Extrusion modifies some physicochemical properties of milk protein concentrate for improved performance in high-protein nutrition bars.

作者信息

Banach Justin C, Clark Stephanie, Lamsal Buddhi P

机构信息

Iowa State University, Food Science and Human Nutrition, Food Sciences Building, Ames, IA, USA.

出版信息

J Sci Food Agric. 2018 Jan;98(1):391-399. doi: 10.1002/jsfa.8632. Epub 2017 Sep 25.

Abstract

BACKGROUND

Extruded and ground milk protein concentrate powders, specifically those with 800 g kg protein (i.e. MPC80), imparted softness, cohesion and textural stability to high-protein nutrition (HPN) bars. The present study evaluated some physicochemical properties of extruded and conventionally produced (i.e. spray-dried) MPC80 to explain these improvements. Protein chemical changes and aggregations within MPC80-formulated HPN bars during storage were characterized.

RESULTS

Extruded MPC80 powders had broader particle size distribution (P < 0.05) and smaller volume-weighted mean diameter (P < 0.05) than the spray-dried control. Loose, tapped and particle densities increased (P < 0.05) and correspondingly occluded and interstitial air volumes decreased (P < 0.05) after extruding and milling MPC80. Extrusion decreased water holding capacity (P < 0.05) and solubility (P < 0.05), yet improved the wettability (P < 0.05) of MPC80. MPC80 free sulfhydryl (P < 0.05) and free amine (P < 0.05) concentrations decreased after extrusion. Sulfhydryl and amine concentrations changed (P < 0.05) and disulfide-linked and, more prominently, Maillard-induced aggregates developed during HPN bar storage.

CONCLUSION

Extrusion and milling together changed the physicochemical properties of MPC80. Chemical changes and protein aggregations occurred in HPN bars prepared with either type of MPC80. Thus, the physicochemical properties of the formulating powder require consideration for desired HPN bar texture and stability. © 2017 Society of Chemical Industry.

摘要

背景

挤压和研磨的乳蛋白浓缩粉,特别是蛋白质含量为800 g/kg的那些(即MPC80),赋予了高蛋白营养(HPN)棒柔软性、粘性和质地稳定性。
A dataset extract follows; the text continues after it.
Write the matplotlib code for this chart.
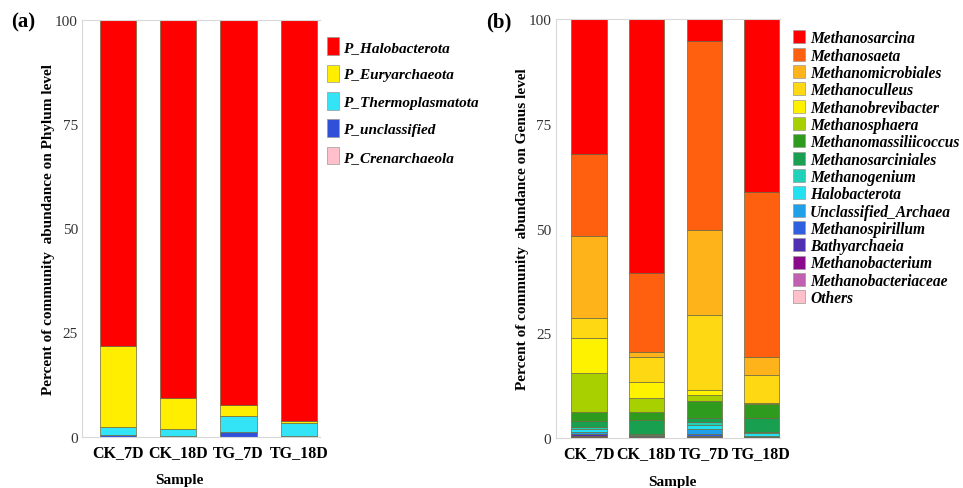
import matplotlib.pyplot as plt
from matplotlib.patches import Patch

plt.rcParams['font.family'] = ['Liberation Serif', 'DejaVu Serif']

samples = ['CK_7D', 'CK_18D', 'TG_7D', 'TG_18D']

# phylum level, top of stack first
phylum_names = ['P_Halobacterota', 'P_Euryarchaeota', 'P_Thermoplasmatota',
                'P_unclassified', 'P_Crenarchaeola']
phylum_colors = ['#FF0000', '#FFEE00', '#33E4F6', '#3050D8', '#FFC0CB']
halobacterota = [78.3, 90.8, 92.3, 96.3]
euryarchaeota = [19.5, 7.3, 2.8, 0.5]
thermoplasmatota = [1.9, 1.8, 3.9, 3.1]
p_unclassified = [0.3, 0.1, 1.0, 0.1]
crenarchaeola = [0.0, 0.0, 0.0, 0.0]
phylum_vals = [halobacterota, euryarchaeota, thermoplasmatota,
               p_unclassified, crenarchaeola]

# genus level, top of stack first
genus_names = ['Methanosarcina', 'Methanosaeta', 'Methanomicrobiales',
               'Methanoculleus', 'Methanobrevibacter', 'Methanosphaera',
               'Methanomassiliicoccus', 'Methanosarciniales', 'Methanogenium',
               'Halobacterota', 'Unclassified_Archaea', 'Methanospirillum',
               'Bathyarchaeia', 'Methanobacterium', 'Methanobacteriaceae', 'Others']
genus_colors = ['#FF0000', '#FF6010', '#FFB31A', '#FFD814', '#FFF200', '#A8D000',
                '#2E9A1E', '#18A050', '#20D0B8', '#22E2F2', '#20A0E8', '#3060E0',
                '#5030B0', '#8B0A8B', '#C060B0', '#FFC0CB']
methanosarcina = [32.6, 60.6, 5.2, 41.2]
methanosaeta = [19.6, 18.7, 45.2, 39.5]
methanomicrobiales = [19.7, 1.2, 20.2, 4.3]
methanoculleus = [4.8, 5.9, 17.9, 6.5]
methanobrevibacter = [8.2, 4.0, 1.2, 0.2]
methanosphaera = [9.4, 3.3, 1.4, 0.2]
methanomassiliicoccus = [2.1, 1.9, 4.2, 3.4]
methanosarciniales = [1.5, 3.3, 0.8, 3.2]
methanogenium = [0.4, 0.1, 0.7, 0.3]
g_halobacterota = [0.8, 0.1, 1.1, 0.6]
unclassified_archaea = [0.3, 0.1, 1.0, 0.2]
methanospirillum = [0.2, 0.1, 0.6, 0.1]
bathyarchaeia = [0.5, 0.4, 0.2, 0.1]
methanobacterium = [0.1, 0.1, 0.1, 0.1]
methanobacteriaceae = [0.1, 0.05, 0.1, 0.05]
others = [0.2, 0.05, 0.1, 0.05]
genus_vals = [methanosarcina, methanosaeta, methanomicrobiales, methanoculleus,
              methanobrevibacter, methanosphaera, methanomassiliicoccus,
              methanosarciniales, methanogenium, g_halobacterota,
              unclassified_archaea, methanospirillum, bathyarchaeia,
              methanobacterium, methanobacteriaceae, others]

fig = plt.figure(figsize=(9.63, 4.89), dpi=100)
ax1 = fig.add_axes([0.0852, 0.105, 0.247, 0.853])
ax2 = fig.add_axes([0.577, 0.102, 0.233, 0.857])


def stacked(ax, vals, colors, width):
    x = range(len(samples))
    bottom = [0.0] * len(samples)
    # draw from bottom of stack (last in list) upward
    for v, c in zip(reversed(vals), reversed(colors)):
        ax.bar(x, v, width, bottom=bottom, color=c, edgecolor='#6a6a40', linewidth=0.5)
        bottom = [b + a for b, a in zip(bottom, v)]


stacked(ax1, phylum_vals, phylum_colors, 0.6)
stacked(ax2, genus_vals, genus_colors, 0.61)

for ax, lab in [(ax1, 'Percent of community  abundance on Phylum level'),
                (ax2, 'Percent of community  abundance on Genus level')]:
    ax.set_ylim(0, 100)
    ax.set_yticks([0, 25, 50, 75, 100])
    ax.set_xticks(range(len(samples)))
    ax.set_xticklabels(samples, fontsize=11.5, fontweight='bold')
    ax.tick_params(axis='y', labelsize=11, length=0, pad=3, colors='#333333')
    ax.tick_params(axis='x', length=0, pad=5)
    ax.set_ylabel(lab, fontsize=11, fontweight='bold', labelpad=0)
    ax.set_xlabel('Sample', fontsize=11, fontweight='bold')
    for s in ['left', 'top', 'bottom']:
        ax.spines[s].set_color('#d8d8d8')
        ax.spines[s].set_linewidth(0.8)
    ax.spines['right'].set_visible(False)

ax1.set_xlim(-0.59, 3.35)
ax2.set_xlim(-0.58, 3.32)
ax1.xaxis.set_label_coords(0.41, -0.087)
ax2.xaxis.set_label_coords(0.52, -0.087)

fig.text(0.012, 0.955, '(a)', fontsize=15, fontweight='bold', va='center')
fig.text(0.505, 0.955, '(b)', fontsize=15, fontweight='bold', va='center')

h1 = [Patch(facecolor=c, edgecolor='#999999', linewidth=0.5) for c in phylum_colors]
fig.legend(h1, phylum_names, loc='upper left', bbox_to_anchor=(0.3396, 0.922),
           frameon=False, handlelength=0.8, handleheight=1.4, handletextpad=0.25,
           labelspacing=0.64, borderaxespad=0, borderpad=0,
           prop={'family': 'Liberation Serif', 'style': 'italic',
                 'weight': 'bold', 'size': 11})

h2 = [Patch(facecolor=c, edgecolor='#999999', linewidth=0.5) for c in genus_colors]
fig.legend(h2, genus_names, loc='upper left', bbox_to_anchor=(0.8235, 0.936),
           frameon=False, handlelength=0.75, handleheight=0.9, handletextpad=0.35,
           labelspacing=0.085, borderaxespad=0, borderpad=0,
           prop={'family': 'Liberation Serif', 'style': 'italic',
                 'weight': 'bold', 'size': 11.2})

fig.savefig('out.png', dpi=100)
本研究评估了挤压和传统生产(即喷雾干燥)的MPC80的一些物理化学性质,以解释这些改善。对MPC80配方的HPN棒在储存期间的蛋白质化学变化和聚集情况进行了表征。

结果

与喷雾干燥对照相比,挤压的MPC80粉末具有更宽的粒度分布(P < 0.05)和更小的体积加权平均直径(P < 0.05)。挤压和研磨MPC80后,松装密度、振实密度和颗粒密度增加(P < 0.05),相应地,封闭空气体积和间隙空气体积减少(P < 0.05)。挤压降低了MPC80的持水能力(P < 0.05)和溶解度(P < 0.05),但提高了其润湿性(P < 0.05)。挤压后MPC80的游离巯基(P < 0.05)和游离胺(P < 0.05)浓度降低。在HPN棒储存期间,巯基和胺浓度发生变化(P < 0.05),二硫键连接的聚集体,更显著的是美拉德反应诱导的聚集体形成。

结论

挤压和研磨共同改变了MPC80的物理化学性质。用任何一种MPC80制备的HPN棒中都发生了化学变化和蛋白质聚集。因此,为了获得所需的HPN棒质地和稳定性,需要考虑配方粉末的物理化学性质。© 2017化学工业协会。